Born in Seoul, Krys Lee grew up in the US and now lives in Seoul. In her debut collection of short stories Drifting House, her characters traverse national boundaries physically and emotionally, yet find themselves adrift, part of nowhere and nothing. Loneliness is pervasive in the lives of the characters. Lee reveals the true depths of humanity unmoored and directionless, struggling to survive in a bleak and broken world. Rather than offering protection against the world, families fractured by Korea’s political turbulence turn inwards to rip each other apart in their unhappiness with tragic consequences. The brutal world that Lee depicts in Drifting House is all too real and recognizable.
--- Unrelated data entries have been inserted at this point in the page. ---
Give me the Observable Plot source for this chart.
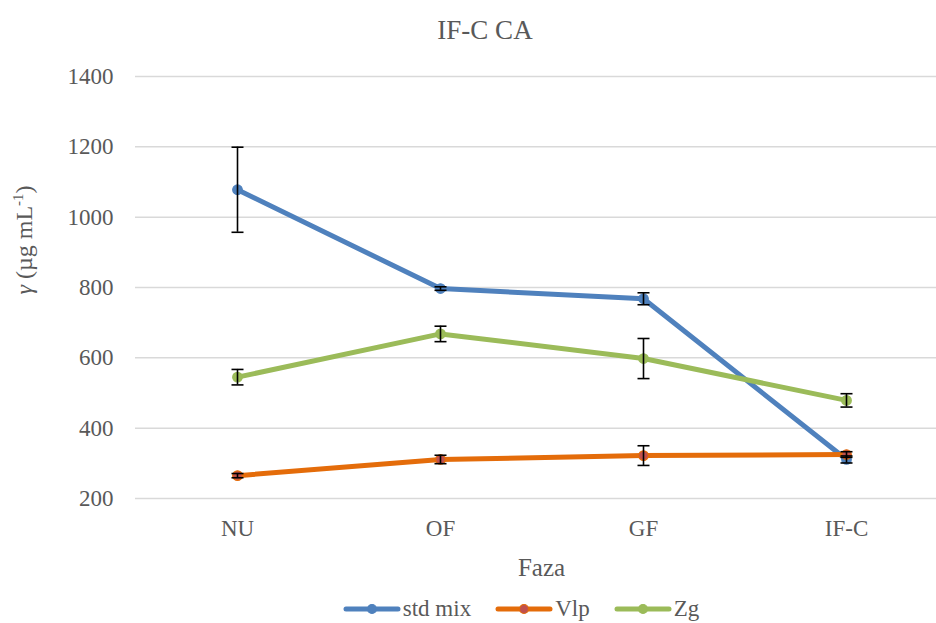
<!DOCTYPE html>
<html>
<head>
<meta charset="utf-8">
<script src="https://cdn.jsdelivr.net/npm/d3@7"></script>
<script src="https://cdn.jsdelivr.net/npm/@observablehq/plot@0.6"></script>
<style>
  html, body { margin: 0; padding: 0; background: #fff; }
  #chart svg { max-width: none !important; display: block; }
</style>
</head>
<body>
<div id="wrap" style="position:relative;width:936px;height:623px;overflow:hidden;font-family:'Liberation Serif';color:#595959;">
  <div id="title" style="height:50px;width:970px;text-align:center;font-family:'Liberation Serif';font-size:27px;line-height:60px;color:#595959;">IF-C CA</div>
  <div id="chart"></div>
  <div id="legend" style="height:33px;width:1042px;display:flex;justify-content:center;align-items:center;font-family:'Liberation Serif';font-size:23px;color:#595959;padding-top:2px;"></div>
</div>
<script>
const categories = ["NU", "OF", "GF", "IF-C"];
const seriesNames = ["std mix", "Vlp", "Zg"];
const stdMix = [1078, 797, 768, 311];
const stdMixErr = [121, 5, 17, 10];
const vlp = [265, 311, 322, 325];
const vlpErr = [6, 12, 28, 8];
const zg = [545, 668, 598, 479];
const zgErr = [22, 22, 57, 19];
const yTicks = [200, 400, 600, 800, 1000, 1200, 1400];
const lineColors = ["#4F81BD", "#E46C0A", "#9BBB59"];
const markerFill = ["#4F81BD", "#C0504D", "#9BBB59"];

const serif = "Liberation Serif";
const values = [stdMix, vlp, zg];
const errs = [stdMixErr, vlpErr, zgErr];
const data = [];
seriesNames.forEach((s, i) => categories.forEach((c, j) => data.push({series: s, cat: c, v: values[i][j], e: errs[i][j], si: i})));

const capSymbol = {draw(ctx, size) { const w = 6; ctx.moveTo(-w, 0); ctx.lineTo(w, 0); }};

const marks = [Plot.ruleY(yTicks, {stroke: "#d9d9d9", strokeWidth: 1.5, strokeOpacity: 1})];
seriesNames.forEach((s, i) => {
  const d = data.filter(r => r.series === s);
  marks.push(Plot.line(d, {x: "cat", y: "v", stroke: lineColors[i], strokeWidth: 5, strokeLinecap: "round", strokeLinejoin: "round"}));
  marks.push(Plot.dot(d, {x: "cat", y: "v", r: 4.8, fill: markerFill[i], stroke: lineColors[i], strokeWidth: 1.2}));
});
seriesNames.forEach((s, i) => {
  const d = data.filter(r => r.series === s);
  marks.push(Plot.ruleX(d, {x: "cat", y1: r => r.v - r.e, y2: r => r.v + r.e, stroke: "#000", strokeWidth: 1.6}));
  marks.push(Plot.dot(d, {x: "cat", y: r => r.v + r.e, symbol: capSymbol, stroke: "#000", strokeWidth: 1.6, fill: "none", r: 3}));
  marks.push(Plot.dot(d, {x: "cat", y: r => r.v - r.e, symbol: capSymbol, stroke: "#000", strokeWidth: 1.6, fill: "none", r: 3}));
});
marks.push(Plot.text(["Faza"], {frameAnchor: "bottom", dy: 69, fontSize: 25, fontFamily: serif, fill: "#595959", lineAnchor: "middle"}));

const chart = Plot.plot({
  width: 947,
  height: 540,
  marginTop: 26,
  marginBottom: 92,
  marginLeft: 135,
  marginRight: 0,
  style: {fontFamily: serif, fontSize: "23px", color: "#595959", background: "#fff", maxWidth: "none", overflow: "visible"},
  x: {type: "point", domain: categories, padding: 0.5, label: null, tickSize: 0, tickPadding: 21},
  y: {domain: [200, 1400], ticks: yTicks, tickFormat: d => String(d), label: null, tickSize: 0, tickPadding: 22},
  marks
});
document.getElementById("chart").appendChild(chart);
d3.select(chart).selectAll("text").attr("font-family", serif);

// y axis title with italic gamma and superscript
const svg = d3.select(chart);
const t = svg.append("text")
  .attr("transform", "translate(32,190) rotate(-90)")
  .attr("text-anchor", "middle")
  .attr("fill", "#595959")
  .attr("font-family", serif)
  .attr("font-size", 24);
t.append("tspan").attr("font-style", "italic").text("γ");
t.append("tspan").text(" (µg mL");
t.append("tspan").attr("font-size", 15).attr("dy", -9).text("-1");
t.append("tspan").attr("dy", 9).text(")");

// legend
const legend = document.getElementById("legend");
seriesNames.forEach((s, i) => {
  const item = document.createElement("div");
  item.style.cssText = "display:flex;align-items:center;margin:0 12px;";
  item.innerHTML = `<svg width="58" height="12" style="margin-right:2px"><line x1="3" y1="6" x2="55" y2="6" stroke="${lineColors[i]}" stroke-width="5" stroke-linecap="round"/><circle cx="29" cy="6" r="4.5" fill="${markerFill[i]}" stroke="${lineColors[i]}" stroke-width="1.2"/></svg><span style="font-family:'Liberation Serif'">${s}</span>`;
  legend.appendChild(item);
});
</script>
</body>
</html>
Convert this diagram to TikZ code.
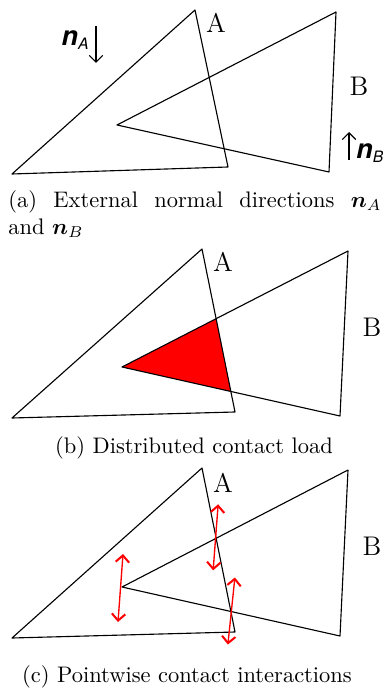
\documentclass[tikz,border=0pt]{standalone}
\usepackage{amsmath}
\usepackage{fontspec}
\newfontfamily\helv{TeX Gyre Heros}
\usetikzlibrary{calc,arrows.meta}

% normal vector label, bold sans like the drawing program
\newcommand{\nvec}[1]{{\helv\bfseries\itshape n}\raisebox{-0.4ex}{\helv\itshape\scriptsize #1}}

\begin{document}
\begin{tikzpicture}[x=0.445pt, y=-0.445pt, >={Straight Barb[length=3pt,width=6pt]}, line join=round,
    body/.style={draw, line width=0.5pt},
    pair/.style={{Straight Barb[length=3pt,width=6pt,line width=0.9pt]}-{Straight Barb[length=3pt,width=6pt,line width=0.9pt]}, red, line width=0.6pt},
    normal/.style={->, line width=0.5pt},
    lab/.style={inner sep=0pt, font=\large},
    caption/.style={inner sep=0pt, font=\normalsize}]
    \useasboundingbox (0,0) rectangle (382,689);

    % (a) external normals
    \coordinate (aA1) at (195,10);  \coordinate (aA2) at (12,174);  \coordinate (aA3) at (228,167);
    \coordinate (aB1) at (336,12);  \coordinate (aB2) at (117,125); \coordinate (aB3) at (329,172);
    \draw[body] (aA1) -- (aA2) -- (aA3) -- cycle;
    \draw[body] (aB1) -- (aB2) -- (aB3) -- cycle;
    \node[lab] (labaA) at (216,23) {A};
    \node[lab] (labaB) at (359,86) {B};
    \coordinate (nAs) at (96,26);  \coordinate (nAe) at (96,63);
    \coordinate (nBs) at (349,160); \coordinate (nBe) at (349,132);
    \draw[normal] (nAs) -- (nAe);
    \draw[normal] (nBs) -- (nBe);
    \node[inner sep=0pt, anchor=east] (nA) at (89,40) {\large\nvec{A}};
    \node[inner sep=0pt, anchor=west] (nB) at (356,153) {\large\nvec{B}};
    \node[caption, anchor=north west, text width=166pt, align=justify] (capa) at (8,190)
        {(a) External normal directions $\boldsymbol{n}_A$\linebreak and $\boldsymbol{n}_B$};

    % (b) distributed load
    \coordinate (bA1) at (202,249); \coordinate (bA2) at (12,418);  \coordinate (bA3) at (235,412);
    \coordinate (bB1) at (348,251); \coordinate (bB2) at (122,367); \coordinate (bB3) at (340,416);
    \coordinate (bX1) at (intersection of bA1--bA3 and bB1--bB2);
    \coordinate (bX2) at (intersection of bA1--bA3 and bB2--bB3);
    \fill[red] (bB2) -- (bX1) -- (bX2) -- cycle;
    \draw[body] (bA1) -- (bA2) -- (bA3) -- cycle;
    \draw[body] (bB1) -- (bB2) -- (bB3) -- cycle;
    \node[lab] (labbA) at (223,262) {A};
    \node[lab] (labbB) at (372,327) {B};
    \node[caption] (capb) at (194,448) {(b) Distributed contact load};

    % (c) pointwise interactions
    \coordinate (cA1) at (202,468); \coordinate (cA2) at (12,638);  \coordinate (cA3) at (235,632);
    \coordinate (cB1) at (348,470); \coordinate (cB2) at (122,587); \coordinate (cB3) at (340,636);
    \coordinate (cX1) at (intersection of cA1--cA3 and cB1--cB2);
    \coordinate (cX2) at (intersection of cA1--cA3 and cB2--cB3);
    \draw[body] (cA1) -- (cA2) -- (cA3) -- cycle;
    \draw[body] (cB1) -- (cB2) -- (cB3) -- cycle;
    \foreach \p/\ux/\uy/\dx/\dy in {cB2/1/-33/-4/35, cX1/2/-34/-3/32, cX2/4/-34/-3/33}
        \draw[pair] ($(\p)+(\ux,\uy)$) -- ($(\p)+(\dx,\dy)$);
    \node[lab] (labcA) at (223,483) {A};
    \node[lab] (labcB) at (372,546) {B};
    \node[caption] (capc) at (187,677) {(c) Pointwise contact interactions};
\end{tikzpicture}
\end{document}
She smacks the reader in the face with her unsentimental honesty, tearing down any remnants of illusory optimism about the world we live in.
Born in 1980, Yun Ko-eun is part of a younger generation of writers whose childhood coincided with South Korea’s transition to full democracy and whose works reflect the landscape of contemporary Korea. In Yun Ko-eun’s works, the real and the unreal blur together, as the strange and absurd breaks into the quotidian lives of utterly ordinary people, pushing them out of their comfortable conventions. With a Murakami-esque sense, Yun’s world is unstable, and the normal and abnormal sit side by side and sometimes collide. Through her protagonists who find themselves trapped in both gently unsettling and increasingly bewildering situations, Yun reveals the various idiosyncrasies of contemporary society. Yun’s published works include The Zero G Syndrome and Table For One.